Let’s look at an example that compares dropna() with some of these alternatives:

import pandas as pd
import numpy as np
from sklearn.impute import SimpleImputer

# Create a sample DataFrame
df = pd.DataFrame({
    'A': [1, 2, np.nan, 4, 5],
    'B': [5, np.nan, 7, 8, 9],
    'C': [1, 2, 3, 4, 5]
})

print("Original DataFrame:")
print(df)

# Method 1: dropna()
df_dropped = df.dropna()

# Method 2: Fill with mean
df_mean = df.fillna(df.mean())

# Method 3: Interpolate
df_interp = df.interpolate()

# Method 4: Use SimpleImputer from sklearn
imputer = SimpleImputer(strategy='mean')
df_imputed = pd.DataFrame(imputer.fit_transform(df), columns=df.columns)

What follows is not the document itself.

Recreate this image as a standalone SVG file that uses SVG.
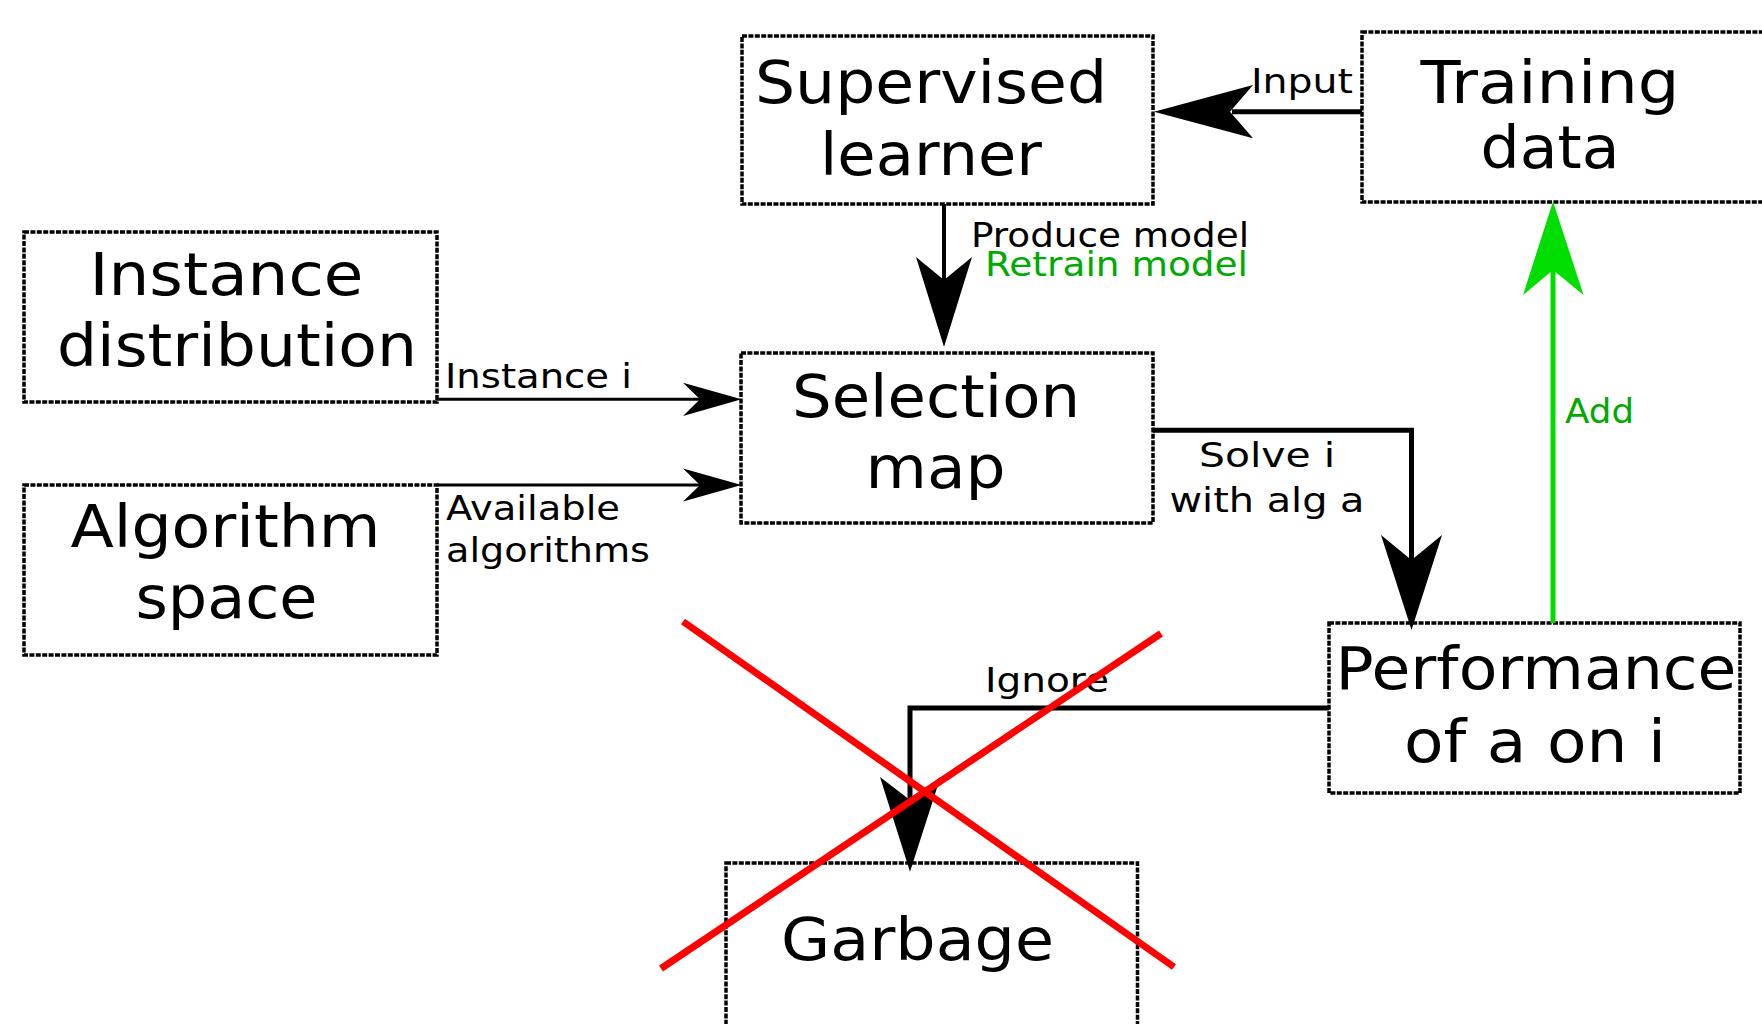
<svg xmlns="http://www.w3.org/2000/svg" width="1762" height="1024" viewBox="0 0 1762 1024">
  <style>
    .box { fill: #ffffff; stroke: #000000; stroke-width: 3.5; stroke-dasharray: 5 1.4; }
    .big { font-family: "DejaVu Sans", "Liberation Sans", sans-serif; font-size: 59px; fill: #000000; text-anchor: middle; }
    .small { font-family: "DejaVu Sans", "Liberation Sans", sans-serif; font-size: 33px; fill: #000000; }
    .green-text { fill: #00aa00; }
    .wire { fill: none; stroke: #000000; stroke-width: 5; }
    .thin { fill: none; stroke: #000000; stroke-width: 3; }
    .head { fill: #000000; stroke: none; }
    .add-wire { fill: none; stroke: #00dd00; stroke-width: 5; }
    .add-head { fill: #00dd00; stroke: none; }
    .cross { stroke: #ff0000; stroke-width: 7; fill: none; }
  </style>
  <rect width="1762" height="1024" fill="#ffffff"/>

  <g id="supervised-learner">
    <rect class="box" x="742" y="36" width="411" height="168"/>
    <text class="big" x="931" y="103" textLength="352" lengthAdjust="spacingAndGlyphs">Supervised</text>
    <text class="big" x="931" y="175" textLength="222" lengthAdjust="spacingAndGlyphs">learner</text>
  </g>

  <g id="training-data">
    <rect class="box" x="1362" y="32" width="410" height="170"/>
    <text class="big" x="1550" y="103" textLength="259" lengthAdjust="spacingAndGlyphs">Training</text>
    <text class="big" x="1550" y="168" textLength="139" lengthAdjust="spacingAndGlyphs">data</text>
  </g>

  <g id="instance-distribution">
    <rect class="box" x="24" y="232" width="413" height="170"/>
    <text class="big" x="226.5" y="295" textLength="274" lengthAdjust="spacingAndGlyphs">Instance</text>
    <text class="big" x="237" y="366" textLength="360" lengthAdjust="spacingAndGlyphs">distribution</text>
  </g>

  <g id="algorithm-space">
    <rect class="box" x="24" y="485" width="413" height="170"/>
    <text class="big" x="225.5" y="547" textLength="310" lengthAdjust="spacingAndGlyphs">Algorithm</text>
    <text class="big" x="226.5" y="618" textLength="182" lengthAdjust="spacingAndGlyphs">space</text>
  </g>

  <g id="selection-map">
    <rect class="box" x="741" y="353" width="412" height="170"/>
    <text class="big" x="936" y="417" textLength="288" lengthAdjust="spacingAndGlyphs">Selection</text>
    <text class="big" x="935.5" y="488" textLength="140" lengthAdjust="spacingAndGlyphs">map</text>
  </g>

  <g id="performance">
    <rect class="box" x="1329" y="623" width="411" height="170"/>
    <text class="big" x="1536" y="689" textLength="401" lengthAdjust="spacingAndGlyphs">Performance</text>
    <text class="big" x="1535" y="762" textLength="262" lengthAdjust="spacingAndGlyphs">of a on i</text>
  </g>

  <g id="garbage">
    <rect class="box" x="726" y="863" width="411.5" height="175"/>
    <text class="big" x="917.5" y="960" textLength="273" lengthAdjust="spacingAndGlyphs">Garbage</text>
  </g>

  <g id="connectors">
    <!-- Training data -> Supervised learner -->
    <line class="wire" x1="1362" y1="111.7" x2="1232" y2="111.7"/>
    <path class="head" d="M1154,111.7 L1253,85 L1230,111.7 L1253,138.3 Z"/>
    <text class="small" x="1251" y="93" textLength="102" lengthAdjust="spacingAndGlyphs">Input</text>

    <!-- Supervised learner -> Selection map -->
    <line class="wire" x1="944" y1="204" x2="944" y2="282" style="stroke-width:4"/>
    <path class="head" d="M944,347 L916,257 L944,280 L972,257 Z"/>
    <text class="small" x="971" y="247" textLength="278" lengthAdjust="spacingAndGlyphs">Produce model</text>
    <text class="small green-text" x="985" y="276" textLength="263" lengthAdjust="spacingAndGlyphs">Retrain model</text>

    <!-- Instance distribution -> Selection map -->
    <line class="thin" x1="437" y1="399.3" x2="702" y2="399.3"/>
    <path class="head" d="M741.5,399.3 L683,382.7 L700,399.3 L683,415.9 Z"/>
    <text class="small" x="445" y="388" textLength="187" lengthAdjust="spacingAndGlyphs">Instance i</text>

    <!-- Algorithm space -> Selection map -->
    <line class="thin" x1="437" y1="485" x2="702" y2="485"/>
    <path class="head" d="M741.5,485 L683,468.4 L700,485 L683,501.6 Z"/>
    <text class="small" x="446" y="520" textLength="174" lengthAdjust="spacingAndGlyphs">Available</text>
    <text class="small" x="446" y="562" textLength="204" lengthAdjust="spacingAndGlyphs">algorithms</text>

    <!-- Selection map -> Performance -->
    <path class="wire" d="M1153,430.3 H1411.5 V563"/>
    <path class="head" d="M1411.5,630 L1381,535 L1411.5,560 L1442,535 Z"/>
    <text class="small" x="1267" y="467" text-anchor="middle" textLength="136" lengthAdjust="spacingAndGlyphs">Solve i</text>
    <text class="small" x="1267" y="512" text-anchor="middle" textLength="195" lengthAdjust="spacingAndGlyphs">with alg a</text>

    <!-- Performance -> Training data -->
    <line class="add-wire" x1="1553" y1="623" x2="1553" y2="267"/>
    <path class="add-head" d="M1553,201.5 L1583.5,295 L1553,270 L1523,295 Z"/>
    <text class="small green-text" x="1565" y="423" textLength="69" lengthAdjust="spacingAndGlyphs">Add</text>

    <!-- Performance -> Garbage -->
    <path class="wire" d="M1329,708 H910 V803"/>
    <path class="head" d="M910,871.7 L880,777 L910,800 L940.5,777 Z"/>
    <text class="small" x="985" y="692" textLength="124" lengthAdjust="spacingAndGlyphs">Ignore</text>
  </g>

  <g id="cross-out">
    <line class="cross" x1="683" y1="621.5" x2="1174" y2="967"/>
    <line class="cross" x1="1161" y1="633.5" x2="661" y2="968.5"/>
  </g>
</svg>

print("\nAfter dropna():")
print(df_dropped)
print("\nAfter filling with mean:")
print(df_mean)
print("\nAfter interpolation:")
print(df_interp)
print("\nAfter using SimpleImputer:")
print(df_imputed)

Output:

Pandas dropna

This example demonstrates different approaches to handling missing data, including dropna(), filling with mean values, interpolation, and using scikit-learn’s SimpleImputer.

Pandas dropna Conclusion

The dropna() function in Pandas is a versatile tool for handling missing data in DataFrames. Its flexibility allows for precise control over which rows or columns are removed based on missing values. Key points to remember include:

  1. By default, dropna() removes rows with any missing values.
  2. The axis parameter allows you to drop rows (axis=0) or columns (axis=1).
  3. The how parameter lets you specify whether to drop when any or all values are missing.
  4. The thresh parameter allows you to set a minimum number of non-null values for a row or column to be kept.
  5. The subset parameter allows you to focus on specific columns when deciding whether to drop a row.
  6. The inplace parameter allows you to modify the original DataFrame instead of creating a new one.

While dropna() is powerful, it’s important to use it judiciously. Dropping too much data can lead to loss of important information or introduce bias into your analysis. Always consider the nature of your data and the requirements of your analysis when deciding how to handle missing values.

In many real-world scenarios, a combination of techniques including dropna(), imputation, and domain-specific approaches may be necessary to effectively handle missing data. The key is to understand your data, the reasons for missing values, and the potential impact of different missing data handling strategies on your analysis.

Remember, the goal of handling missing data is not just to remove it, but to ensure that your dataset is as complete and accurate as possible for your specific analytical needs. Use dropna() as part of a thoughtful, comprehensive approach to data cleaning and preparation.